An Insincere Offering? US Commitment to Free Trade in the Caribbean Basin
In recent weeks, the Caribbean Community (CARICOM) and the United States have agreed to resuscitate a long-dormant Trade and Investment Council (TIC) between the trading partners. Caribbean media sources have described this development as a boost for Caribbean-US trade relations as it is hoped that the council will facilitate trade and investment related issues between the two sides. But while the TIC forms another forum for trade discussion between CARICOM and the US, it is unlikely to prove fruitful in reaching any major trade agreement.
This skepticism was intimated by US Trade Representative Rob Portman soon after reaching the agreement with CARICOM Trade Ministers. In subsequent comments, Congressman Portman indicated that while the US is committed to arriving at free trade agreement with CARICOM, advancement in trade negotiations is dependent on the progress of troubled talks at the WTO level. In short, revitalization of the TIC means little without a US commitment to negotiations at the WTO Level.

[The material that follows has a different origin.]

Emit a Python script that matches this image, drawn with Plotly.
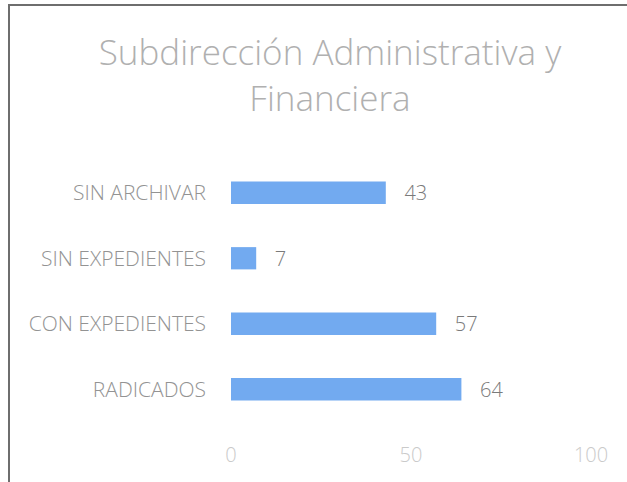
import plotly.graph_objects as go

categories = ["RADICADOS", "CON EXPEDIENTES", "SIN EXPEDIENTES", "SIN ARCHIVAR"]
values = [64, 57, 7, 43]
x_ticks = [0, 50, 100]

W, H = 627, 482
L, R, T, B = 231, 36, 160, 60
pw, ph = W - L - R, H - T - B

def px_x(p):
    return (p - L) / pw

def px_y(p):
    return (H - B - p) / ph

fig = go.Figure(go.Bar(
    y=categories, x=values, orientation="h",
    marker=dict(color="#72aaf0", line=dict(width=0)),
    width=0.34,
    text=values, texttemplate="   %{x}", textposition="outside",
    constraintext="none",
    textfont=dict(family="Open Sans", size=20, color="#7a7a7a", weight=300),
    cliponaxis=False,
))

fig.update_layout(
    width=W, height=H,
    margin=dict(l=L, r=R, t=T, b=B),
    paper_bgcolor="white", plot_bgcolor="white",
    showlegend=False,
    title=dict(
        text="Subdirección Administrativa y<br>Financiera",
        x=px_x(330), xref="paper", xanchor="center",
        y=1 - 65 / H, yref="container", yanchor="middle",
        font=dict(family="Open Sans", size=35, color="#b0b0b0", weight=300),
    ),
    xaxis=dict(
        range=[0, 100], tickvals=x_ticks, showgrid=False, zeroline=False,
        showline=False, ticks="", ticklabelstandoff=19,
        tickfont=dict(family="Open Sans", size=20, color="#cacaca", weight=300),
    ),
    yaxis=dict(
        categoryorder="array", categoryarray=categories,
        showgrid=False, zeroline=False, showline=False, ticks="",
        ticklabelstandoff=24,
        tickfont=dict(family="Open Sans", size=21, color="#939393", weight=300),
    ),
    shapes=[
        dict(type="line", xref="paper", yref="paper",
             x0=px_x(8), x1=px_x(W + 5), y0=px_y(5), y1=px_y(5),
             line=dict(color="#6e6e6e", width=2)),
        dict(type="line", xref="paper", yref="paper",
             x0=px_x(9), x1=px_x(9), y0=px_y(5), y1=px_y(H + 5),
             line=dict(color="#6e6e6e", width=2)),
    ],
)

fig.write_html(
    "out.html",
    config={"displayModeBar": False},
    post_script="document.body.style.margin='0';document.body.style.overflow='hidden';",
)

However, WTO free trade negotiations have remained mired at the contentious issue of agriculture. While CARICOM counts itself among the developing nations who would like to see developed countries make more concessions in an agriculture free trade agreement, such is unlikely to result given the general trend such negotiations have taken. Since the inception of the Doha Round of WTO talks, it seems that developing nations have been the ones at the short end of the stick in agriculture free trade negotiations. While several developing countries have already lost preferential market arrangements and have been thrown into competition with large-scale agricultural producers, developed nations have been dragging their feet in abandoning the agricultural subsidies enjoyed by their producers. Such is the case with the EU’s Common Agricultural Policy(CAP) which though in the process of a lethargic phasing out, still represents a gross disadvantage to developing agricultural producers who receive little to no subsidy.
It is ironic that developing nations have been the first to make a sacrifice in the progression of a universal free trade policy. One of the stated ambitions of the 2001 Doha meeting of the WTO was that developing nations should get a trade round for free. This was to ensure that developing nations would not be the first to make concessions in order to secure the benefits of free trade. Five years later, we can see that it is the opposite that has happened. While developing nations have born the brunt of the initial sacrifices necessary for free trade, developed nations are holding on obstinately to their agricultural subsidies.
What does all of this spell for the newly agreed upon CARICOM-US TIC. It means that without a willingness to make sacrifices at the WTO level, a US commitment to advancing free trade with CARICOM at a regional level is not likely to result in much progress. Given the US track record of making such sacrifices, I wouldn’t advise CARICOM trade negotiators to hold their breath.